Material for this task >>
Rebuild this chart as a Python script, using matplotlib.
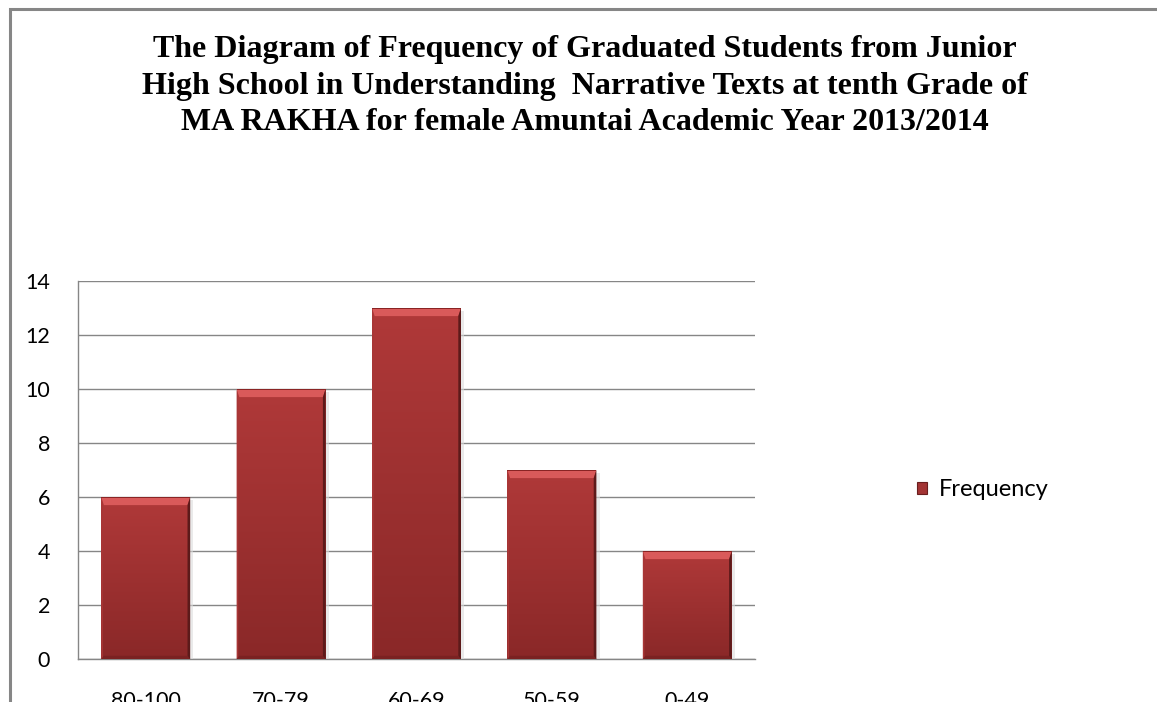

---

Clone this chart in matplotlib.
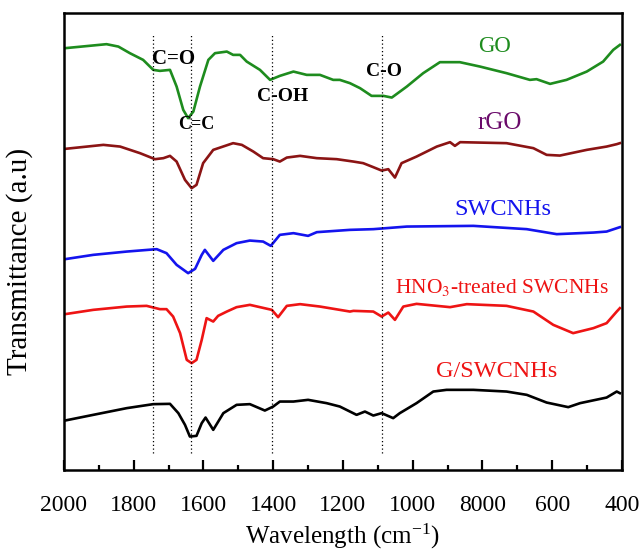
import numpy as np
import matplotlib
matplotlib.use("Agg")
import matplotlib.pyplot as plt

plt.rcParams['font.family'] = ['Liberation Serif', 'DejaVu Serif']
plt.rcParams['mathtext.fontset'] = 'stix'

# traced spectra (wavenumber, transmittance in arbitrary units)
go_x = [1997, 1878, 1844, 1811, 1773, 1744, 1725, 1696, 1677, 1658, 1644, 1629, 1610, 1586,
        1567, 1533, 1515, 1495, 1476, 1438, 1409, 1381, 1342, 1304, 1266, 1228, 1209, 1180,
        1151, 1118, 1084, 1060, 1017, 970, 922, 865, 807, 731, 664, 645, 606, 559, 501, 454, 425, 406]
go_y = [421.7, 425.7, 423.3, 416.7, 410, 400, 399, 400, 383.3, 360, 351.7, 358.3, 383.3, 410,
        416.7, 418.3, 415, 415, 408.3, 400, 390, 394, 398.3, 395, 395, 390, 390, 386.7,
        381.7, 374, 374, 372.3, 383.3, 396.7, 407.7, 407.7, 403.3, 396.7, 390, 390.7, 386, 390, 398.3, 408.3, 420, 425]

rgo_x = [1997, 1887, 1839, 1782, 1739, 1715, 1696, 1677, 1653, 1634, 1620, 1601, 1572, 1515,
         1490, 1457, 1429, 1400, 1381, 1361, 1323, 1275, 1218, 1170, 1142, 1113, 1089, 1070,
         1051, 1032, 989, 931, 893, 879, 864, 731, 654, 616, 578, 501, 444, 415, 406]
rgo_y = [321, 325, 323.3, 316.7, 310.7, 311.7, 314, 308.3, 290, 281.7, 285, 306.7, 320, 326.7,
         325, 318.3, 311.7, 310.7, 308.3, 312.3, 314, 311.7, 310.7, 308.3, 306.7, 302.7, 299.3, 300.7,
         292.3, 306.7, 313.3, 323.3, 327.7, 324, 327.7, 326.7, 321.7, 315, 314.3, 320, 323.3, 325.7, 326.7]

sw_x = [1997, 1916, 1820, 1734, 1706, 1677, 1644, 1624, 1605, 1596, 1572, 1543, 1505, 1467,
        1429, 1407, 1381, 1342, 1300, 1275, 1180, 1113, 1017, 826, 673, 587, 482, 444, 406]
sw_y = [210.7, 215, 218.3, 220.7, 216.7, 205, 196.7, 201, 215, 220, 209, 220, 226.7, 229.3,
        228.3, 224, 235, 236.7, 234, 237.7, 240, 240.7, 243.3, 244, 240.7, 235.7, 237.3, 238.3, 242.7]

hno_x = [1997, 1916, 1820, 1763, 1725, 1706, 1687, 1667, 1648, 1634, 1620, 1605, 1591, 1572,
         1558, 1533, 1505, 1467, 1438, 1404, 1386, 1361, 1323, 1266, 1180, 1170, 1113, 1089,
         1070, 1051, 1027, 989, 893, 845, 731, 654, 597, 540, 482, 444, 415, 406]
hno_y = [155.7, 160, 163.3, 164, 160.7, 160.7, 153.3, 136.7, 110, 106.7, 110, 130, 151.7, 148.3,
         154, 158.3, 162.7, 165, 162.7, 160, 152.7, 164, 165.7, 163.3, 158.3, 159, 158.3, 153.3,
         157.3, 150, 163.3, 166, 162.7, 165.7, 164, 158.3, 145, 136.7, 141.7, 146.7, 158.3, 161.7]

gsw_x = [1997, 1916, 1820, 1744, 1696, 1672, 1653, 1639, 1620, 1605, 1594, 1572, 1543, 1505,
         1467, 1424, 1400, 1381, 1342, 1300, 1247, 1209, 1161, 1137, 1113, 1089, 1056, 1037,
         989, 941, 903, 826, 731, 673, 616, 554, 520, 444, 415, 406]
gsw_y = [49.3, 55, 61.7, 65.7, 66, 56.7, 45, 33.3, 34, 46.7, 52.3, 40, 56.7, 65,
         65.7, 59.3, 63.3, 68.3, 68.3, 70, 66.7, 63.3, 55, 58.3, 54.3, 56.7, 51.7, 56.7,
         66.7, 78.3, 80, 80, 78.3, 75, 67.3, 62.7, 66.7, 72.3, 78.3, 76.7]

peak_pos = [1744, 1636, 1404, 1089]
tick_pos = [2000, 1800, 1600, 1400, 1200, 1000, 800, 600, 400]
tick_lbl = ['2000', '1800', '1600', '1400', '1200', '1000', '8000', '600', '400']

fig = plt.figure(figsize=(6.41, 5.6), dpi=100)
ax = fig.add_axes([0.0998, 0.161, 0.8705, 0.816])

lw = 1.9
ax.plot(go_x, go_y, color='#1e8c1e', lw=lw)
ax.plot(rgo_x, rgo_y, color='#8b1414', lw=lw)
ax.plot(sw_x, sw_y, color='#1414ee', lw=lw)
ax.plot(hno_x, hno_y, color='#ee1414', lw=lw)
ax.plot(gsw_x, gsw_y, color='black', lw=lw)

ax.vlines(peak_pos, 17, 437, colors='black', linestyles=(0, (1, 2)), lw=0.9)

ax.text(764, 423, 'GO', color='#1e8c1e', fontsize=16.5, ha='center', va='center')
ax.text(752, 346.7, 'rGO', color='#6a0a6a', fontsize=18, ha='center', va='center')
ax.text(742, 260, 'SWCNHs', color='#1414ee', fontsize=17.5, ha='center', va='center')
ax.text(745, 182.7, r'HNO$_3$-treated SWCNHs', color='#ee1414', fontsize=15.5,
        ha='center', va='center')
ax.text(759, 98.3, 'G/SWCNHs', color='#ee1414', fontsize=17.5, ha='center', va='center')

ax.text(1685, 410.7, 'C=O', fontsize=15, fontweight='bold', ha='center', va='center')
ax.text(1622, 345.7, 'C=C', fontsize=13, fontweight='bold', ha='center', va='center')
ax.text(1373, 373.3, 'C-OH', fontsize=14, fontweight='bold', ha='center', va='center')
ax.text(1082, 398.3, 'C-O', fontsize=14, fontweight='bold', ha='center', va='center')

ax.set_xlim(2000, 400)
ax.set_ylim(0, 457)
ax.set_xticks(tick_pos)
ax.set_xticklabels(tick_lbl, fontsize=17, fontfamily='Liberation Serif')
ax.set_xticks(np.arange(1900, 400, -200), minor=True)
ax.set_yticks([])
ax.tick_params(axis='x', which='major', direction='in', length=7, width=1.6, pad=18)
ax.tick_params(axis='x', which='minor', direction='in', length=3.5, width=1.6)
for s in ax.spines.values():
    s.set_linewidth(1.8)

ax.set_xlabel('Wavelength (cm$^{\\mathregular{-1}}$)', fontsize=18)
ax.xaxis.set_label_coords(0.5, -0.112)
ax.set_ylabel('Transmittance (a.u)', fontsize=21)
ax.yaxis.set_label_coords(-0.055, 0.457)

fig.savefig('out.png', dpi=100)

Exercise >>
Copy out every line that includes the word "matplotlib".

Response for this exercise >>
Rebuild this chart as a Python script, using matplotlib.
Clone this chart in matplotlib.
import matplotlib
matplotlib.use("Agg")
import matplotlib.pyplot as plt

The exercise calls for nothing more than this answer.